DIRECTION: Leave out the pictures and restate the rest of the data exactly.
■ ■ ■
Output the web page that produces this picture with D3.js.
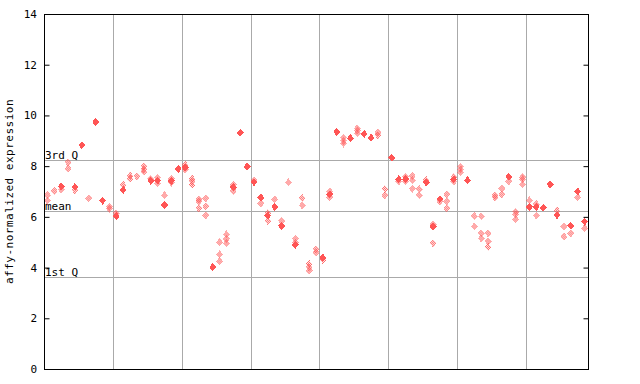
<!DOCTYPE html>
<html>
<head>
<meta charset="utf-8">
<script src="https://cdn.jsdelivr.net/npm/d3@7"></script>
<style>
  body { margin: 0; background: #fff; }
  text { font-family: "DejaVu Sans Mono", monospace; font-size: 11px; }
</style>
</head>
<body>
<div id="chart"></div>
<script>
// samples along x, every 10 samples a gray divider
const sampleCount = 79;
const groupSize = 10;
const yTicks = [0, 2, 4, 6, 8, 10, 12, 14];
const refNames = ['3rd Q', 'mean', '1st Q'];
const refValues = [8.24, 6.22, 3.62];

// [sample index, value] - filled markers
const solidPts = [
  [2, 7.2], [4, 7.18], [5, 8.83], [7, 9.74], [8, 6.64], [10, 6.03], [11, 7.06],
  [15, 7.42], [16, 7.43], [17, 6.47], [18, 7.42], [19, 7.89], [20, 7.95], [24, 4.02],
  [27, 7.17], [28, 9.32], [29, 7.98], [30, 7.37], [31, 6.76], [32, 6.05], [33, 6.39],
  [34, 5.64], [36, 4.9], [40, 4.39], [41, 6.89], [42, 9.35], [44, 9.1], [46, 9.27],
  [47, 9.12], [50, 8.33], [51, 7.48], [52, 7.49], [55, 7.36], [56, 5.62], [57, 6.7],
  [59, 7.48], [61, 7.44], [67, 7.58], [70, 6.39], [71, 6.39], [72, 6.36], [73, 7.28],
  [74, 6.07], [76, 5.65], [77, 7.0], [78, 5.81],
];

// [sample index, value] - dithered markers
const hatchPts = [
  [0, 6.86], [0, 6.64], [1, 7.02], [2, 7.08], [3, 8.15], [3, 7.9], [4, 7.05], [6, 6.73],
  [9, 6.4], [9, 6.32], [10, 6.14], [11, 7.26], [12, 7.62], [12, 7.5], [13, 7.6],
  [14, 8.0], [14, 7.88], [14, 7.78], [15, 7.5], [16, 7.55], [16, 7.32], [17, 6.85],
  [18, 7.5], [18, 7.35], [20, 8.05], [20, 7.87], [21, 7.5], [21, 7.4], [21, 7.26],
  [22, 6.69], [22, 6.61], [22, 6.34], [23, 6.73], [23, 6.42], [23, 6.06], [25, 5.0],
  [25, 4.52], [25, 4.25], [26, 5.31], [26, 5.13], [26, 4.96], [27, 7.26], [27, 7.02],
  [30, 7.43], [31, 6.53], [32, 6.15], [32, 5.84], [33, 6.69], [34, 5.84], [35, 7.36],
  [36, 5.14], [36, 4.98], [37, 6.74], [37, 6.45], [38, 4.14], [38, 4.01], [38, 3.88],
  [39, 4.72], [39, 4.59], [40, 4.3], [41, 7.0], [41, 6.77], [43, 9.12], [43, 9.0],
  [43, 8.89], [45, 9.49], [45, 9.4], [45, 9.29], [48, 9.33], [48, 9.22], [49, 7.1],
  [49, 6.85], [51, 7.39], [52, 7.58], [52, 7.4], [53, 7.61], [53, 7.44], [53, 7.11],
  [54, 7.09], [54, 6.85], [55, 7.45], [56, 5.7], [56, 4.96], [57, 6.61], [58, 6.89],
  [58, 6.61], [58, 6.34], [59, 7.57], [59, 7.39], [60, 7.98], [60, 7.87], [60, 7.75],
  [62, 6.03], [62, 5.62], [63, 6.02], [63, 5.35], [63, 5.15], [64, 5.35], [64, 5.03],
  [64, 4.81], [65, 6.85], [65, 6.77], [66, 7.12], [66, 6.89], [67, 7.4], [68, 6.2],
  [68, 6.1], [68, 5.9], [69, 7.57], [69, 7.48], [69, 7.28], [70, 6.65], [71, 6.5],
  [71, 6.05], [74, 6.24], [75, 5.62], [75, 5.22], [76, 5.35], [77, 6.77], [78, 5.55],
];

const width = 640;
const height = 384;
const margin = { top: 14, right: 52, bottom: 15, left: 44 };
const red = '#ff5555';

const svg = d3.select('#chart')
  .append('svg')
  .attr('width', width)
  .attr('height', height);

// checker pattern for the dithered markers
const pat = svg.append('defs').append('pattern')
  .attr('id', 'dither')
  .attr('width', 2)
  .attr('height', 2)
  .attr('patternUnits', 'userSpaceOnUse');
pat.append('rect').attr('x', 0).attr('y', 0).attr('width', 1).attr('height', 1).attr('fill', red);
pat.append('rect').attr('x', 1).attr('y', 1).attr('width', 1).attr('height', 1).attr('fill', red);

const x = d3.scaleBand()
  .domain(d3.range(sampleCount))
  .range([margin.left, width - margin.right]);

const y = d3.scaleLinear()
  .domain([0, 14])
  .range([height - margin.bottom, margin.top]);

const cx = i => x(i) + x.bandwidth() / 2;

// vertical group dividers
const dividers = d3.range(groupSize, sampleCount, groupSize);
svg.selectAll('.vgrid')
  .data(dividers)
  .enter().append('line')
  .attr('x1', d => Math.round(x(d)) + 0.5)
  .attr('x2', d => Math.round(x(d)) + 0.5)
  .attr('y1', y(14))
  .attr('y2', y(0))
  .attr('stroke', '#aaaaaa')
  .attr('stroke-width', 1);

// quartile / mean lines
svg.selectAll('.ref')
  .data(refValues)
  .enter().append('line')
  .attr('x1', margin.left)
  .attr('x2', width - margin.right)
  .attr('y1', d => Math.round(y(d)) + 0.5)
  .attr('y2', d => Math.round(y(d)) + 0.5)
  .attr('stroke', '#aaaaaa')
  .attr('stroke-width', 1);

svg.selectAll('.refLabel')
  .data(refValues)
  .enter().append('text')
  .attr('x', margin.left + 1)
  .attr('y', d => Math.round(y(d)) - 1)
  .attr('font-size', 11)
  .text((d, i) => refNames[i]);

// markers
const diamond = 'M0,-4L3.5,0L0,4L-3.5,0Z';

svg.selectAll('.hatch')
  .data(hatchPts)
  .enter().append('path')
  .attr('d', diamond)
  .attr('transform', d => `translate(${cx(d[0])},${y(d[1])})`)
  .attr('fill', 'url(#dither)')
  .attr('shape-rendering', 'crispEdges');

svg.selectAll('.solid')
  .data(solidPts)
  .enter().append('path')
  .attr('d', diamond)
  .attr('transform', d => `translate(${cx(d[0])},${y(d[1])})`)
  .attr('fill', red)
  .attr('shape-rendering', 'crispEdges');

// frame and axes
const plotL = margin.left;
const plotR = width - margin.right;

svg.append('g')
  .attr('transform', `translate(${plotL + 0.5},0)`)
  .call(d3.axisRight(y).tickValues(yTicks).tickSize(5).tickFormat(''))
  .call(g => g.select('.domain').remove());

svg.append('g')
  .attr('transform', `translate(${plotR + 0.5},0)`)
  .call(d3.axisLeft(y).tickValues(yTicks).tickSize(5).tickFormat(''))
  .call(g => g.select('.domain').remove());

svg.append('rect')
  .attr('x', plotL + 0.5)
  .attr('y', y(14) + 0.5)
  .attr('width', plotR - plotL)
  .attr('height', y(0) - y(14))
  .attr('fill', 'none')
  .attr('stroke', '#000')
  .attr('stroke-width', 1);

svg.selectAll('.yLabel')
  .data(yTicks)
  .enter().append('text')
  .attr('x', 37)
  .attr('y', d => y(d) + 4)
  .attr('text-anchor', 'end')
  .text(d => d);

svg.append('text')
  .attr('transform', `translate(13,${(y(0) + y(14)) / 2}) rotate(-90)`)
  .attr('text-anchor', 'middle')
  .attr('font-size', 11)
  .attr('letter-spacing', 0.5)
  .text('affy-normalized expression');
</script>
</body>
</html>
■ ■ ■
FULL OUTPUT:
Output the web page that produces this picture with D3.js.
<!DOCTYPE html>
<html>
<head>
<meta charset="utf-8">
<script src="https://cdn.jsdelivr.net/npm/d3@7"></script>
<style>
  body { margin: 0; background: #fff; }
  text { font-family: "DejaVu Sans Mono", monospace; font-size: 11px; }
</style>
</head>
<body>
<div id="chart"></div>
<script>
// samples along x, every 10 samples a gray divider
const sampleCount = 79;
const groupSize = 10;
const yTicks = [0, 2, 4, 6, 8, 10, 12, 14];
const refNames = ['3rd Q', 'mean', '1st Q'];
const refValues = [8.24, 6.22, 3.62];

// [sample index, value] - filled markers
const solidPts = [
  [2, 7.2], [4, 7.18], [5, 8.83], [7, 9.74], [8, 6.64], [10, 6.03], [11, 7.06],
  [15, 7.42], [16, 7.43], [17, 6.47], [18, 7.42], [19, 7.89], [20, 7.95], [24, 4.02],
  [27, 7.17], [28, 9.32], [29, 7.98], [30, 7.37], [31, 6.76], [32, 6.05], [33, 6.39],
  [34, 5.64], [36, 4.9], [40, 4.39], [41, 6.89], [42, 9.35], [44, 9.1], [46, 9.27],
  [47, 9.12], [50, 8.33], [51, 7.48], [52, 7.49], [55, 7.36], [56, 5.62], [57, 6.7],
  [59, 7.48], [61, 7.44], [67, 7.58], [70, 6.39], [71, 6.39], [72, 6.36], [73, 7.28],
  [74, 6.07], [76, 5.65], [77, 7.0], [78, 5.81],
];

// [sample index, value] - dithered markers
const hatchPts = [
  [0, 6.86], [0, 6.64], [1, 7.02], [2, 7.08], [3, 8.15], [3, 7.9], [4, 7.05], [6, 6.73],
  [9, 6.4], [9, 6.32], [10, 6.14], [11, 7.26], [12, 7.62], [12, 7.5], [13, 7.6],
  [14, 8.0], [14, 7.88], [14, 7.78], [15, 7.5], [16, 7.55], [16, 7.32], [17, 6.85],
  [18, 7.5], [18, 7.35], [20, 8.05], [20, 7.87], [21, 7.5], [21, 7.4], [21, 7.26],
  [22, 6.69], [22, 6.61], [22, 6.34], [23, 6.73], [23, 6.42], [23, 6.06], [25, 5.0],
  [25, 4.52], [25, 4.25], [26, 5.31], [26, 5.13], [26, 4.96], [27, 7.26], [27, 7.02],
  [30, 7.43], [31, 6.53], [32, 6.15], [32, 5.84], [33, 6.69], [34, 5.84], [35, 7.36],
  [36, 5.14], [36, 4.98], [37, 6.74], [37, 6.45], [38, 4.14], [38, 4.01], [38, 3.88],
  [39, 4.72], [39, 4.59], [40, 4.3], [41, 7.0], [41, 6.77], [43, 9.12], [43, 9.0],
  [43, 8.89], [45, 9.49], [45, 9.4], [45, 9.29], [48, 9.33], [48, 9.22], [49, 7.1],
  [49, 6.85], [51, 7.39], [52, 7.58], [52, 7.4], [53, 7.61], [53, 7.44], [53, 7.11],
  [54, 7.09], [54, 6.85], [55, 7.45], [56, 5.7], [56, 4.96], [57, 6.61], [58, 6.89],
  [58, 6.61], [58, 6.34], [59, 7.57], [59, 7.39], [60, 7.98], [60, 7.87], [60, 7.75],
  [62, 6.03], [62, 5.62], [63, 6.02], [63, 5.35], [63, 5.15], [64, 5.35], [64, 5.03],
  [64, 4.81], [65, 6.85], [65, 6.77], [66, 7.12], [66, 6.89], [67, 7.4], [68, 6.2],
  [68, 6.1], [68, 5.9], [69, 7.57], [69, 7.48], [69, 7.28], [70, 6.65], [71, 6.5],
  [71, 6.05], [74, 6.24], [75, 5.62], [75, 5.22], [76, 5.35], [77, 6.77], [78, 5.55],
];

const width = 640;
const height = 384;
const margin = { top: 14, right: 52, bottom: 15, left: 44 };
const red = '#ff5555';

const svg = d3.select('#chart')
  .append('svg')
  .attr('width', width)
  .attr('height', height);

// checker pattern for the dithered markers
const pat = svg.append('defs').append('pattern')
  .attr('id', 'dither')
  .attr('width', 2)
  .attr('height', 2)
  .attr('patternUnits', 'userSpaceOnUse');
pat.append('rect').attr('x', 0).attr('y', 0).attr('width', 1).attr('height', 1).attr('fill', red);
pat.append('rect').attr('x', 1).attr('y', 1).attr('width', 1).attr('height', 1).attr('fill', red);

const x = d3.scaleBand()
  .domain(d3.range(sampleCount))
  .range([margin.left, width - margin.right]);

const y = d3.scaleLinear()
  .domain([0, 14])
  .range([height - margin.bottom, margin.top]);

const cx = i => x(i) + x.bandwidth() / 2;

// vertical group dividers
const dividers = d3.range(groupSize, sampleCount, groupSize);
svg.selectAll('.vgrid')
  .data(dividers)
  .enter().append('line')
  .attr('x1', d => Math.round(x(d)) + 0.5)
  .attr('x2', d => Math.round(x(d)) + 0.5)
  .attr('y1', y(14))
  .attr('y2', y(0))
  .attr('stroke', '#aaaaaa')
  .attr('stroke-width', 1);

// quartile / mean lines
svg.selectAll('.ref')
  .data(refValues)
  .enter().append('line')
  .attr('x1', margin.left)
  .attr('x2', width - margin.right)
  .attr('y1', d => Math.round(y(d)) + 0.5)
  .attr('y2', d => Math.round(y(d)) + 0.5)
  .attr('stroke', '#aaaaaa')
  .attr('stroke-width', 1);

svg.selectAll('.refLabel')
  .data(refValues)
  .enter().append('text')
  .attr('x', margin.left + 1)
  .attr('y', d => Math.round(y(d)) - 1)
  .attr('font-size', 11)
  .text((d, i) => refNames[i]);

// markers
const diamond = 'M0,-4L3.5,0L0,4L-3.5,0Z';

svg.selectAll('.hatch')
  .data(hatchPts)
  .enter().append('path')
  .attr('d', diamond)
  .attr('transform', d => `translate(${cx(d[0])},${y(d[1])})`)
  .attr('fill', 'url(#dither)')
  .attr('shape-rendering', 'crispEdges');

svg.selectAll('.solid')
  .data(solidPts)
  .enter().append('path')
  .attr('d', diamond)
  .attr('transform', d => `translate(${cx(d[0])},${y(d[1])})`)
  .attr('fill', red)
  .attr('shape-rendering', 'crispEdges');

// frame and axes
const plotL = margin.left;
const plotR = width - margin.right;

svg.append('g')
  .attr('transform', `translate(${plotL + 0.5},0)`)
  .call(d3.axisRight(y).tickValues(yTicks).tickSize(5).tickFormat(''))
  .call(g => g.select('.domain').remove());

svg.append('g')
  .attr('transform', `translate(${plotR + 0.5},0)`)
  .call(d3.axisLeft(y).tickValues(yTicks).tickSize(5).tickFormat(''))
  .call(g => g.select('.domain').remove());

svg.append('rect')
  .attr('x', plotL + 0.5)
  .attr('y', y(14) + 0.5)
  .attr('width', plotR - plotL)
  .attr('height', y(0) - y(14))
  .attr('fill', 'none')
  .attr('stroke', '#000')
  .attr('stroke-width', 1);

svg.selectAll('.yLabel')
  .data(yTicks)
  .enter().append('text')
  .attr('x', 37)
  .attr('y', d => y(d) + 4)
  .attr('text-anchor', 'end')
  .text(d => d);

svg.append('text')
  .attr('transform', `translate(13,${(y(0) + y(14)) / 2}) rotate(-90)`)
  .attr('text-anchor', 'middle')
  .attr('font-size', 11)
  .attr('letter-spacing', 0.5)
  .text('affy-normalized expression');
</script>
</body>
</html>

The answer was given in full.